Selecting a RAID level and tuning performance

Disk arrays are used to improve performance and reliability. The amount of improvement depends on the application programs that you run on the server and the RAID levels that you assign to the logical drive.

Each RAID level provides different levels of fault-tolerance (data redundancy), utilization of physical drive capacity, and read and write performance.
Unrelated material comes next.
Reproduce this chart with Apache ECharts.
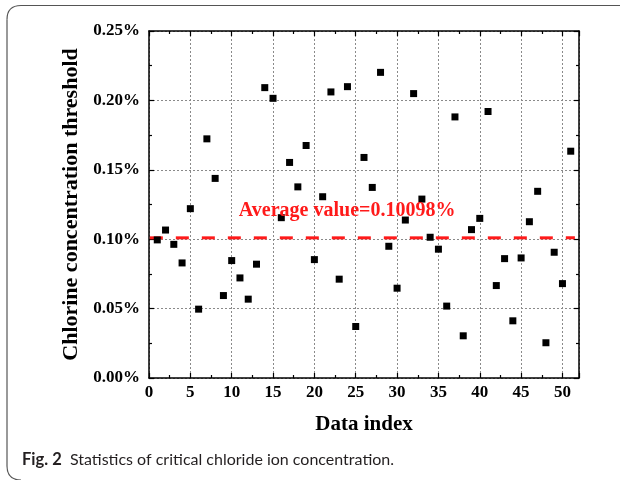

In addition, the RAID levels differ in regard to the minimum and maximum number of physical drives that are supported.

When selecting a RAID level for your system, consider the following factors.

Note: Not all RAID levels are supported by all ServeRAID controllers.

RAID level Data redundancy Physical drive capacity utilization Read performance Write performance Built-in spare drive Min. number of drives Max. number of drives
RAID level-0 No 100% Superior Superior No 1 16
RAID level-1 Yes 50% Very high Very high No 2 2
RAID level-1E Yes 50% Very high Very high No 3 16
RAID level-5 Yes 67% to 94% Superior High No 3 16
RAID level-5E Yes 50% to 88% Superior High Yes 4 16
RAID level-5EE Yes 50% to 88% Superior High Yes 4 16
RAID level-6 Yes 50% to 88% Very High High No 4 16
RAID level-00 No 100% Superior Superior No 2 60
RAID level-10 Yes 50% Very high Very high No 4 16
RAID level-1E0 Yes 50% Very high Very high No 6 60
RAID level-50 Yes 67% to 94% Superior High No 6 60 (SCSI)
128 (SAS, SATA)
RAID level-60 Yes 50% to 88% Very High High No 8 128
Spanned Volume No 100% Superior Superior No 2 48
RAID Volume No 50% to 100% Superior Superior No 4 48

Physical drive utilization, read performance, and write performance depend on the number of drives in the array. Generally, the more drives in the array, the better the performance.